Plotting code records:
>>>>
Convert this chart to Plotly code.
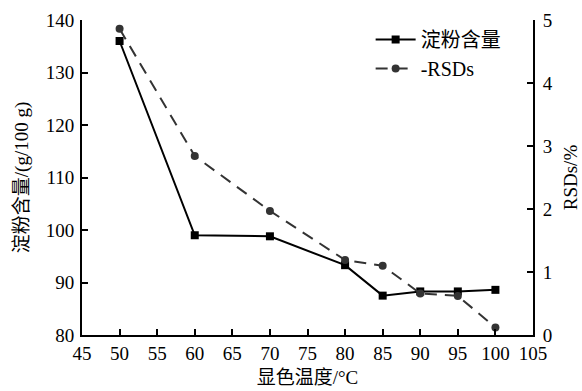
import plotly.graph_objects as go

temps = [50, 60, 70, 80, 85, 90, 95, 100]
starch = [136.0, 99.0, 98.8, 93.3, 87.5, 88.3, 88.3, 88.6]
rsds = [4.86, 2.84, 1.97, 1.19, 1.10, 0.66, 0.62, 0.12]

FONT = "Liberation Serif, Times New Roman, Noto Sans CJK SC, serif"

fig = go.Figure()
fig.add_trace(go.Scatter(
    x=temps, y=starch, name="淀粉含量", mode="lines+markers",
    line=dict(color="black", width=2),
    marker=dict(symbol="square", size=8, color="black"),
))
fig.add_trace(go.Scatter(
    x=temps, y=rsds, name="-RSDs", mode="lines+markers", yaxis="y2",
    line=dict(color="#333333", width=2, dash="12px,8px"),
    marker=dict(symbol="circle", size=8, color="#333333"),
))

axis_common = dict(
    showline=True, linecolor="black", linewidth=2, mirror=False,
    ticks="inside", ticklen=6, tickwidth=2, tickcolor="black",
    showgrid=False, zeroline=False,
    tickfont=dict(family=FONT, size=19, color="black"),
)

title_font = dict(family=FONT, size=19, color="black")

fig.update_layout(
    template="none",
    width=582, height=391,
    margin=dict(l=82, r=49, t=20, b=56),
    paper_bgcolor="white", plot_bgcolor="white",
    font=dict(family=FONT, size=19, color="black"),
    xaxis=dict(range=[45, 105], tick0=45, dtick=5,
               title=dict(text="显色温度/°C", font=title_font, standoff=8),
               **axis_common),
    yaxis=dict(range=[80, 140], dtick=10, ticklabelstandoff=2,
               title=dict(text="淀粉含量/(g/100 g)", font=title_font, standoff=12),
               **axis_common),
    yaxis2=dict(range=[0, 5], dtick=1, overlaying="y", side="right",
                ticklabelstandoff=4,
                title=dict(text="RSDs/%", font=title_font, standoff=12),
                **axis_common),
    legend=dict(x=0.64, y=1.0, xanchor="left", yanchor="top",
                bgcolor="rgba(0,0,0,0)", font=dict(family=FONT, size=20, color="black"),
                itemwidth=40, tracegroupgap=4),
    showlegend=True,
)

fig.write_html("out.html")
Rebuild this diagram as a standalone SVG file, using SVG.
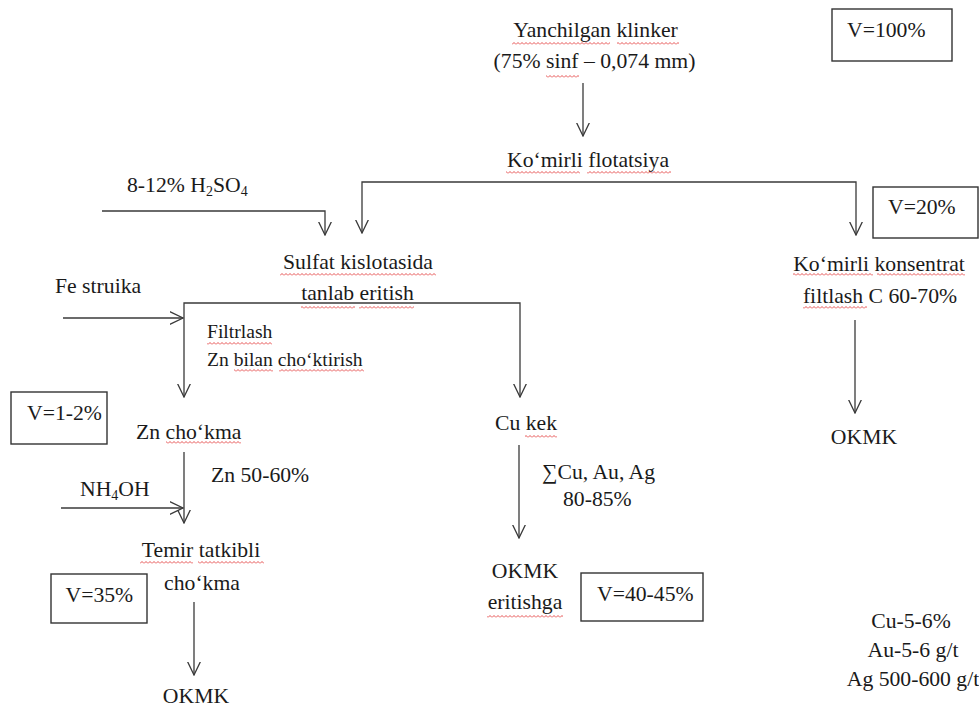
<svg xmlns="http://www.w3.org/2000/svg" width="979" height="706" viewBox="0 0 979 706">
<style>
text{font-family:"Liberation Serif","Times New Roman",serif;font-size:21.7px;fill:#1a1a1a}
.sm{font-size:19.6px}
.mid{text-anchor:middle}
.c{fill:none;stroke:#3a3a3a;stroke-width:1.3}
.box{fill:#fff;stroke:#333;stroke-width:1.4}
.sq{fill:url(#sq)}
</style>
<defs>
<marker id="ah" viewBox="0 0 14 14" refX="13.5" refY="7" markerWidth="14" markerHeight="14" markerUnits="userSpaceOnUse" orient="auto">
<path d="M0,0.5 L13.5,7 L0,13.5" fill="none" stroke="#3a3a3a" stroke-width="1.3"/>
</marker>
<pattern id="sq" width="4" height="3" patternUnits="userSpaceOnUse">
<path d="M0,2.5 L2,0.5 L4,2.5" fill="none" stroke="#e02828" stroke-width="0.8"/>
</pattern>
</defs>
<rect width="979" height="706" fill="#fff"/>

<g id="connectors">
<path class="c" d="M583,83 V136" marker-end="url(#ah)"/>
<path class="c" d="M600,182 H362 V233" marker-end="url(#ah)"/>
<path class="c" d="M600,182 H856 V235" marker-end="url(#ah)"/>
<path class="c" d="M102,211 H325 V235" marker-end="url(#ah)"/>
<path class="c" d="M350,303 H184 V397" marker-end="url(#ah)"/>
<path class="c" d="M350,303 H520 V397" marker-end="url(#ah)"/>
<path class="c" d="M63,318 H183" marker-end="url(#ah)"/>
<path class="c" d="M184,452 V523" marker-end="url(#ah)"/>
<path class="c" d="M61,508 H183" marker-end="url(#ah)"/>
<path class="c" d="M194,602 V675" marker-end="url(#ah)"/>
<path class="c" d="M519,445 V538" marker-end="url(#ah)"/>
<path class="c" d="M855,320 V413" marker-end="url(#ah)"/>
</g>

<g id="klinker">
<text class="mid" x="595.5" y="37">Yanchilgan klinker</text>
<text class="mid" x="594.5" y="68">(75% sinf – 0,074 mm)</text>
<rect class="sq" x="512" y="42" width="98" height="3"/>
<rect class="sq" x="617" y="42" width="62" height="3"/>
<rect class="sq" x="546" y="75" width="33" height="3"/>
</g>
<g id="v100"><rect class="box" x="832" y="9" width="120" height="52"/><text x="847" y="37">V=100%</text></g>

<g id="flotatsiya">
<text class="mid" x="588" y="167">Ko‘mirli flotatsiya</text>
<rect class="sq" x="506" y="171" width="74" height="3"/>
<rect class="sq" x="587" y="171" width="84" height="3"/>
</g>
<g id="v20"><rect class="box" x="873" y="187" width="105" height="51"/><text x="888" y="214">V=20%</text></g>

<g id="h2so4"><text x="127" y="192">8-12% H<tspan font-size="14" dy="4">2</tspan><tspan dy="-4">SO</tspan><tspan font-size="14" dy="4">4</tspan></text></g>

<g id="sulfat">
<text class="mid" x="358" y="269">Sulfat  kislotasida</text>
<text class="mid" x="357.5" y="300">tanlab eritish</text>
<rect class="sq" x="280" y="273" width="156" height="3"/>
<rect class="sq" x="301" y="306" width="54" height="3"/>
<rect class="sq" x="359" y="306" width="55" height="3"/>
</g>

<g id="fe"><text x="55" y="293">Fe struika</text></g>

<g id="filtrlash">
<text class="sm" x="207" y="338">Filtrlash</text>
<text class="sm" x="207" y="366">Zn bilan cho‘ktirish</text>
<rect class="sq" x="207" y="342" width="65" height="3"/>
<rect class="sq" x="234" y="369" width="39" height="3"/>
<rect class="sq" x="279" y="369" width="85" height="3"/>
</g>

<g id="v12"><rect class="box" x="11" y="392" width="96" height="52"/><text x="27" y="420">V=1-2%</text></g>

<g id="zn-chokma">
<text x="136" y="439">Zn cho‘kma</text>
<rect class="sq" x="166" y="441" width="75" height="3"/>
</g>
<g id="zn5060"><text x="211" y="482">Zn 50-60%</text></g>
<g id="nh4oh"><text x="80" y="496">NH<tspan font-size="14" dy="4">4</tspan><tspan dy="-4">OH</tspan></text></g>

<g id="temir">
<text class="mid" x="201" y="557">Temir tatkibli</text>
<text class="mid" x="202" y="590">cho‘kma</text>
<rect class="sq" x="140" y="561" width="53" height="3"/>
<rect class="sq" x="198" y="561" width="66" height="3"/>
</g>
<g id="v35"><rect class="box" x="51" y="574" width="96" height="49"/><text x="65.5" y="602">V=35%</text></g>
<g id="okmk1"><text class="mid" x="196" y="703">OKMK</text></g>

<g id="cu-kek">
<text x="495" y="430">Cu kek</text>
<rect class="sq" x="525" y="435" width="32" height="3"/>
</g>
<g id="sum"><text x="542" y="479">∑Cu, Au, Ag</text><text x="563" y="506">80-85%</text></g>
<g id="okmk2">
<text class="mid" x="525" y="578">OKMK</text>
<text class="mid" x="525" y="609">eritishga</text>
<rect class="sq" x="487" y="615" width="76" height="3"/>
</g>
<g id="v4045"><rect class="box" x="581" y="573" width="122" height="48"/><text x="597" y="601">V=40-45%</text></g>

<g id="konsentrat">
<text class="mid" x="879" y="271">Ko‘mirli konsentrat</text>
<text class="mid" x="880" y="303">filtlash C 60-70%</text>
<rect class="sq" x="793" y="273" width="80" height="3"/>
<rect class="sq" x="877" y="273" width="88" height="3"/>
<rect class="sq" x="803" y="306" width="64" height="3"/>
</g>
<g id="okmk3"><text class="mid" x="864" y="444">OKMK</text></g>

<g id="content">
<text class="mid" x="911" y="628">Cu-5-6%</text>
<text class="mid" x="913" y="657">Au-5-6 g/t</text>
<text class="mid" x="913" y="686">Ag 500-600 g/t</text>
</g>
</svg>
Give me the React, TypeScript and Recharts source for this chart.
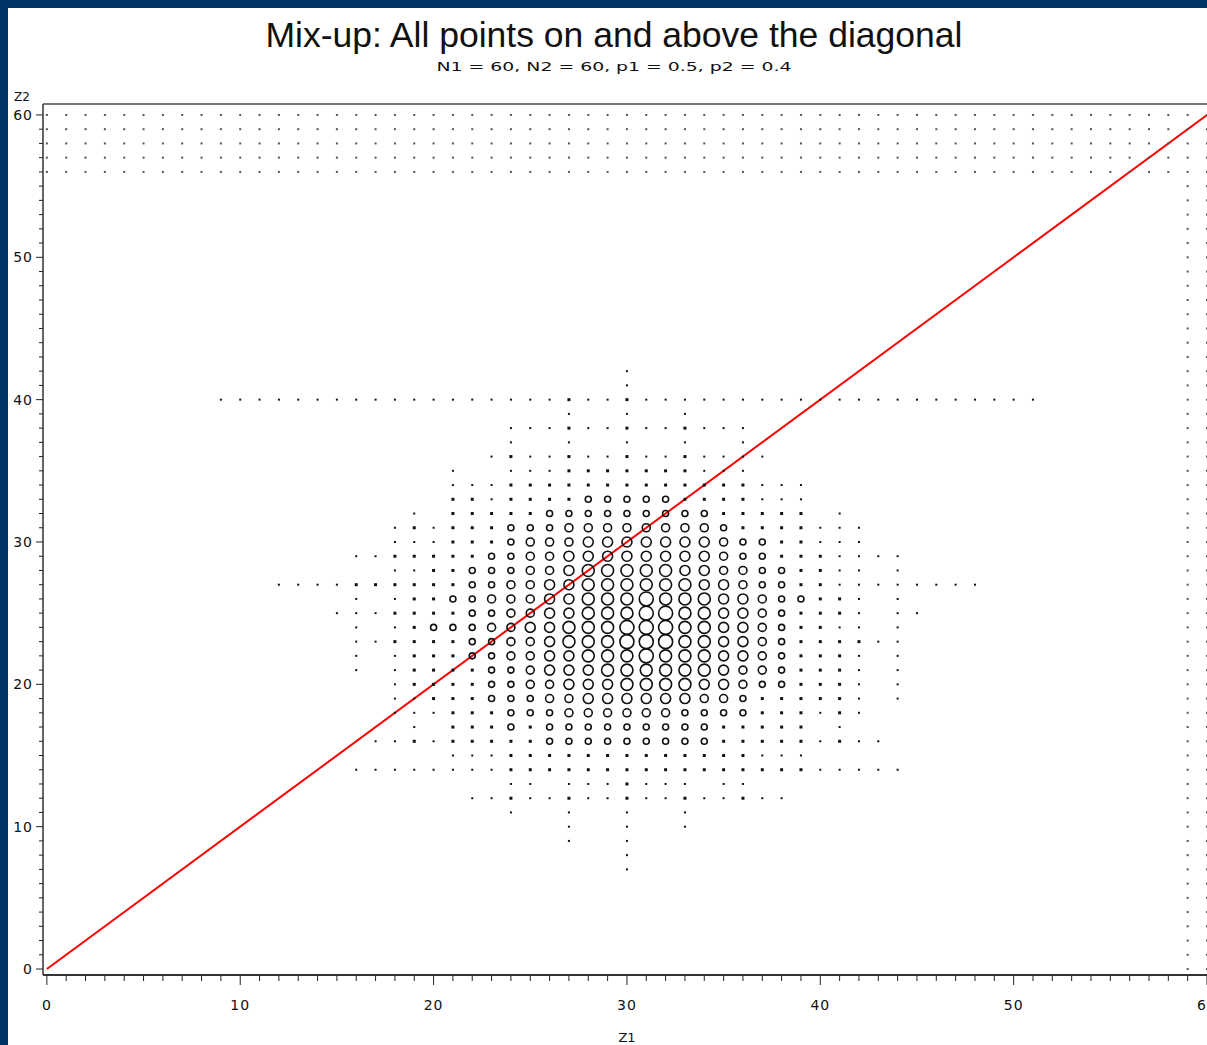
<<<<
The task
Beginning with the first line of the records above, extract each line exactly through the line that holds "Serif, Times New", both ends included. Omit pictures.

Full response
Convert this chart to Plotly code.
import plotly.graph_objects as go

temps = [50, 60, 70, 80, 85, 90, 95, 100]
starch = [136.0, 99.0, 98.8, 93.3, 87.5, 88.3, 88.3, 88.6]
rsds = [4.86, 2.84, 1.97, 1.19, 1.10, 0.66, 0.62, 0.12]

FONT = "Liberation Serif, Times New Roman, Noto Sans CJK SC, serif"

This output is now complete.